> [Recorded information]:
# # # # #

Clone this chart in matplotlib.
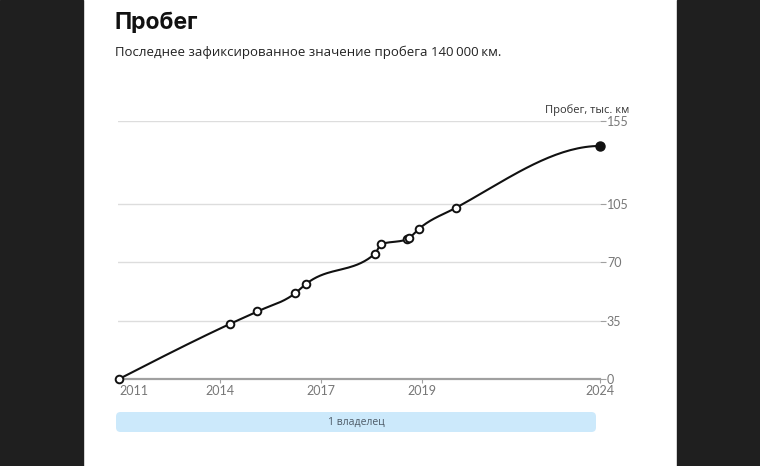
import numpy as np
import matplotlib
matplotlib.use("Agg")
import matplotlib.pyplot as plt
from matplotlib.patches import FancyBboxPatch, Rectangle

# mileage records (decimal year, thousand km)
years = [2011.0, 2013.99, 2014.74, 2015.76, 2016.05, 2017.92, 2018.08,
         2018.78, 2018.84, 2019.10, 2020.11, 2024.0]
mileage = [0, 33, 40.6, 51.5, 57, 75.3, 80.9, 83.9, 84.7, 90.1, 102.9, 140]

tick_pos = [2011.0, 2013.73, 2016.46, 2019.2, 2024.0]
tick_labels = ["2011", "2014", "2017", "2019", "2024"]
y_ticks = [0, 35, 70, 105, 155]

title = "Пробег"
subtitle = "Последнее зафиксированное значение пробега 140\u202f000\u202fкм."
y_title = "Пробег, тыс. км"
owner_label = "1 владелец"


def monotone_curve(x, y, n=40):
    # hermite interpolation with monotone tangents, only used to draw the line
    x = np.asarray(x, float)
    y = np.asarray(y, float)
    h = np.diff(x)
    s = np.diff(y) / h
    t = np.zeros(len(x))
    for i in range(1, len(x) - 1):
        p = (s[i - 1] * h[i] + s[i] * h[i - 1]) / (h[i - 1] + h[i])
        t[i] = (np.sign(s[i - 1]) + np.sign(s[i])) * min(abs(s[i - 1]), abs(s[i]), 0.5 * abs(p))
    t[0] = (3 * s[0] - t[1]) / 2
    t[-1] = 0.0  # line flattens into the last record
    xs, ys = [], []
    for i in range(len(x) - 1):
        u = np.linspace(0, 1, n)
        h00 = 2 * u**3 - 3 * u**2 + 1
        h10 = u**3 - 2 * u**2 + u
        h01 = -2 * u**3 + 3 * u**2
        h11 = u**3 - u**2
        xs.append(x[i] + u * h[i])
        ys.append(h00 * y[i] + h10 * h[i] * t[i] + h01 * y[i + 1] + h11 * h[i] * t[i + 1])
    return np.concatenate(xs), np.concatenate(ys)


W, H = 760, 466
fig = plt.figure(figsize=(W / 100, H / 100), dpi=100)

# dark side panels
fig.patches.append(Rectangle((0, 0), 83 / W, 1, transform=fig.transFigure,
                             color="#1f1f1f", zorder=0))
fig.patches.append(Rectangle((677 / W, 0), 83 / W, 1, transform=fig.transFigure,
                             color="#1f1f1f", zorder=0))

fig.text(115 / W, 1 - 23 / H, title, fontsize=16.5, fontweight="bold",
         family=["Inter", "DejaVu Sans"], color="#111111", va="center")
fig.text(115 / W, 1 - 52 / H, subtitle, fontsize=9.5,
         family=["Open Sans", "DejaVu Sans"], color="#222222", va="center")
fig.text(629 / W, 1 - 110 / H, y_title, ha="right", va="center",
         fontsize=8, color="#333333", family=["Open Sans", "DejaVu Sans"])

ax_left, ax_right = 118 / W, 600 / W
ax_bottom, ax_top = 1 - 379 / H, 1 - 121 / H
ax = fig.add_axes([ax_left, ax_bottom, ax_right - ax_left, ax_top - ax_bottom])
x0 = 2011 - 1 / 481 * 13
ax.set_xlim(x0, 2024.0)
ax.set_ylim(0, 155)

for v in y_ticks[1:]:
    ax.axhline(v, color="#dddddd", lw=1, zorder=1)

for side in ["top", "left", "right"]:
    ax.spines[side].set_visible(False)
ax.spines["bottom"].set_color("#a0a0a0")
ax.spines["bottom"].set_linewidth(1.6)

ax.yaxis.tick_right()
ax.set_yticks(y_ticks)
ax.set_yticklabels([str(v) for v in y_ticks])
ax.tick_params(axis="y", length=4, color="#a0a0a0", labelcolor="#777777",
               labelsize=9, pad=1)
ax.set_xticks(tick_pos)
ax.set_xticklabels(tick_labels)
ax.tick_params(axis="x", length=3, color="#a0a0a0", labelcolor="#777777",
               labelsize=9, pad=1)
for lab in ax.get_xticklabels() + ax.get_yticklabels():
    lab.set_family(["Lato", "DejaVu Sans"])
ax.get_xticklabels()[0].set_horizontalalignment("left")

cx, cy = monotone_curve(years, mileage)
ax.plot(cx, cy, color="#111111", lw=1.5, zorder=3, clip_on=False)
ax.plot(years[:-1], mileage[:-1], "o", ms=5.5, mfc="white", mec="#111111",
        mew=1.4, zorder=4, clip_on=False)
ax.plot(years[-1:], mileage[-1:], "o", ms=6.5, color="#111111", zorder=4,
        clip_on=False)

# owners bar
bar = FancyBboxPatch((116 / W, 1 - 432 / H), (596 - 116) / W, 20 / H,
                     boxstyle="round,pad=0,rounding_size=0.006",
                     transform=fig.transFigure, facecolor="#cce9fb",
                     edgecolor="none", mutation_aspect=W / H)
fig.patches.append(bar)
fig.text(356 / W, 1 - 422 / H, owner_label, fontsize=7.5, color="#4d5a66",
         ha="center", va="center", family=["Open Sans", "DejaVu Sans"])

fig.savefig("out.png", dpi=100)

# # # # #

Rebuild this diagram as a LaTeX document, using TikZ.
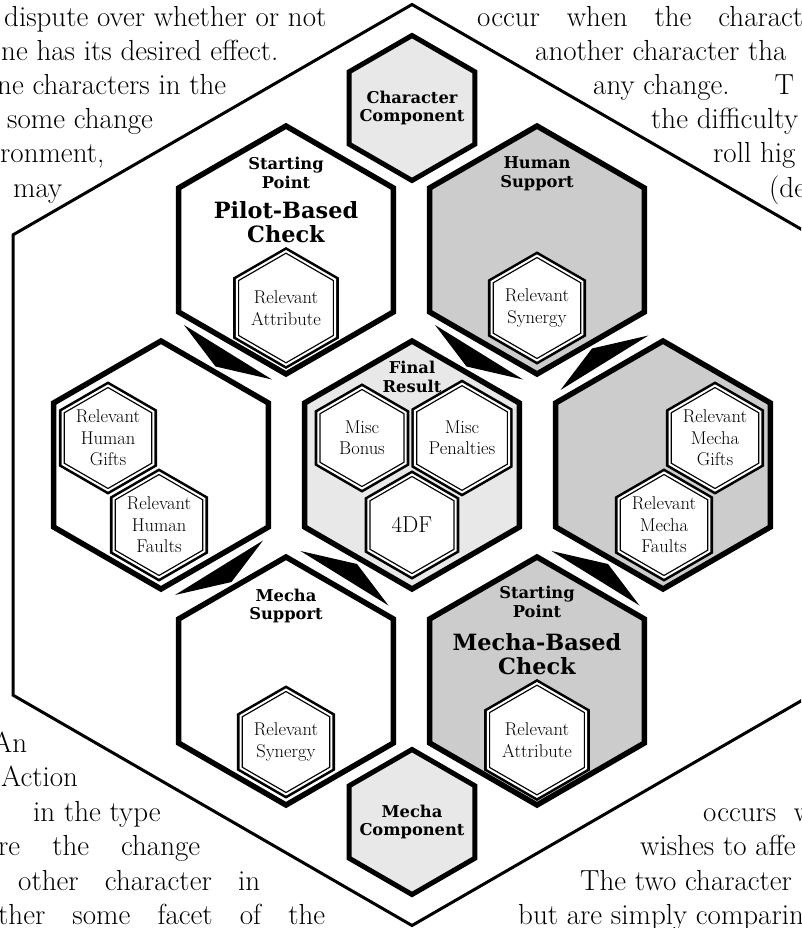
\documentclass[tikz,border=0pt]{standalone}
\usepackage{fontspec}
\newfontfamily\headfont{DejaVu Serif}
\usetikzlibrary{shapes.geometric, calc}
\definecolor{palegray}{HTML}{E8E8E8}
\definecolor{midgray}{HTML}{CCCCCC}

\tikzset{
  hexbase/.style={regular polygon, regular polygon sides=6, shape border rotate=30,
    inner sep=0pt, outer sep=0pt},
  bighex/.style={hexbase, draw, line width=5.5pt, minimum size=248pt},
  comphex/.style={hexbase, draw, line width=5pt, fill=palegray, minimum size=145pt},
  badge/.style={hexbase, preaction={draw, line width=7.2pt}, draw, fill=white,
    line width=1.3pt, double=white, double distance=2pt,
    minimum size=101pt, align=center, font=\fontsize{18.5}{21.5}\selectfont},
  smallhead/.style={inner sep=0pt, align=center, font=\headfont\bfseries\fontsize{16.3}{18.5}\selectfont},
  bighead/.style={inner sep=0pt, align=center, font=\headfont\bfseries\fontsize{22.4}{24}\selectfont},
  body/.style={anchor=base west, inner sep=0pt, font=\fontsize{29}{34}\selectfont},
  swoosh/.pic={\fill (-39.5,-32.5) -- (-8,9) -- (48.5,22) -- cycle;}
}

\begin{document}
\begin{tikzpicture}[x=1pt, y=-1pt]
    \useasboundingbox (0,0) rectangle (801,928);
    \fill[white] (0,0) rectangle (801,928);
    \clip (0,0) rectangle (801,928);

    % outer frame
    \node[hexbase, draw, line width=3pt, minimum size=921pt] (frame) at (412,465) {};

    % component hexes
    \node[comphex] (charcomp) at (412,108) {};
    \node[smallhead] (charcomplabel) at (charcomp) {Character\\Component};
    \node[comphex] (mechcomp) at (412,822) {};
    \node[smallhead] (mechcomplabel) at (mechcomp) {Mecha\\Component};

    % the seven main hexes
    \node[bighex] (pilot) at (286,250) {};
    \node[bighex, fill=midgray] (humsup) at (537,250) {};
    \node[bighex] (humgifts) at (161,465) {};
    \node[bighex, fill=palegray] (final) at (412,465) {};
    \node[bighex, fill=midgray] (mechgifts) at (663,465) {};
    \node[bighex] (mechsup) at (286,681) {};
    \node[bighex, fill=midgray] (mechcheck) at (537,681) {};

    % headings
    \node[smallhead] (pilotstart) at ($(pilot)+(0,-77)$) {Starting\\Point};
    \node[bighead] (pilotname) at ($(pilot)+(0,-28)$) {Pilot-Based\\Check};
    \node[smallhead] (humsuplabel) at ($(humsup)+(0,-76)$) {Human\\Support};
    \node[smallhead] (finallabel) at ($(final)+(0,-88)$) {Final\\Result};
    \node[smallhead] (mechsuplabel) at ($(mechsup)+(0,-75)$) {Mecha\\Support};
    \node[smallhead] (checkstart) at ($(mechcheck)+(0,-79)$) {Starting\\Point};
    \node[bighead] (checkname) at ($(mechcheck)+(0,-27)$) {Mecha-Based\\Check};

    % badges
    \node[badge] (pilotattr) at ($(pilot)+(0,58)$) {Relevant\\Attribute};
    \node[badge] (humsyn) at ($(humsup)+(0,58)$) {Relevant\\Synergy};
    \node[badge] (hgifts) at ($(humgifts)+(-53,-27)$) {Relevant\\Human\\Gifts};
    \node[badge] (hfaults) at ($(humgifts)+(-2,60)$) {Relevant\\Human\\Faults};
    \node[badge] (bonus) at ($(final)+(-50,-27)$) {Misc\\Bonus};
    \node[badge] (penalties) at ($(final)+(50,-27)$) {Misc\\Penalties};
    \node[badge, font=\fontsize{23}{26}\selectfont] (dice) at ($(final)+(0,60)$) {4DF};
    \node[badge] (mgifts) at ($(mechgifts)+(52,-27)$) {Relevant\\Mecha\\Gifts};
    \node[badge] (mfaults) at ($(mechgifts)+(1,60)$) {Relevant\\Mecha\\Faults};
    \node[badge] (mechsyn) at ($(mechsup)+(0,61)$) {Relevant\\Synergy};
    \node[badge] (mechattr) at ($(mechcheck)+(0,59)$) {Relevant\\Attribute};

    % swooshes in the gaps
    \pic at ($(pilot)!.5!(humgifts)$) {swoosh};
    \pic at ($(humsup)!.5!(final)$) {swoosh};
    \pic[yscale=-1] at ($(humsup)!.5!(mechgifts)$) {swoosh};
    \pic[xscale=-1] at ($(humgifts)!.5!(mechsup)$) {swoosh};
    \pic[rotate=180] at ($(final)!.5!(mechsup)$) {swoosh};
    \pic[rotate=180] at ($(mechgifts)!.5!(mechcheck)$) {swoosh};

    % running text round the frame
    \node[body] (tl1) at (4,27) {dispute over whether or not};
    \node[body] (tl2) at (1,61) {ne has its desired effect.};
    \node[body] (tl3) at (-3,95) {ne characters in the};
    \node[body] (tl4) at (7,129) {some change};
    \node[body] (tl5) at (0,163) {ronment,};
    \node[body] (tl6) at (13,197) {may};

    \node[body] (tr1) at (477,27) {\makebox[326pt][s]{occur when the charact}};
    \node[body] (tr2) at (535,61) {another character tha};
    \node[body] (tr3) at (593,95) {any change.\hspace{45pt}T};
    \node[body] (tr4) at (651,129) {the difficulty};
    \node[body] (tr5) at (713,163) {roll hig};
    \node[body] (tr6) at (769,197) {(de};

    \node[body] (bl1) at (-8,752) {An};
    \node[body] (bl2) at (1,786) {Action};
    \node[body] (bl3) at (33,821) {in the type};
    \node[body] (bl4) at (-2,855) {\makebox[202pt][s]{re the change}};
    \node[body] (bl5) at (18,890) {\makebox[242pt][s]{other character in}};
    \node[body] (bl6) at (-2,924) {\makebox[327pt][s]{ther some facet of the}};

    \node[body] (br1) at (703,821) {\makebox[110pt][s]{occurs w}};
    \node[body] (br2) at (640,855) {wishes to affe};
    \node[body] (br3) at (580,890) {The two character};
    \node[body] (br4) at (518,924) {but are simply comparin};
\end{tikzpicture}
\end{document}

# # # # #

> [Task to carry out]:
Repeat exactly, and only, the lines between the line holding "Clone this chart in matplotlib." and the line holding "from matplotlib.patches import", inclusive, leaving pictures out.

> [Task result]:
Clone this chart in matplotlib.
import numpy as np
import matplotlib
matplotlib.use("Agg")
import matplotlib.pyplot as plt
from matplotlib.patches import FancyBboxPatch, Rectangle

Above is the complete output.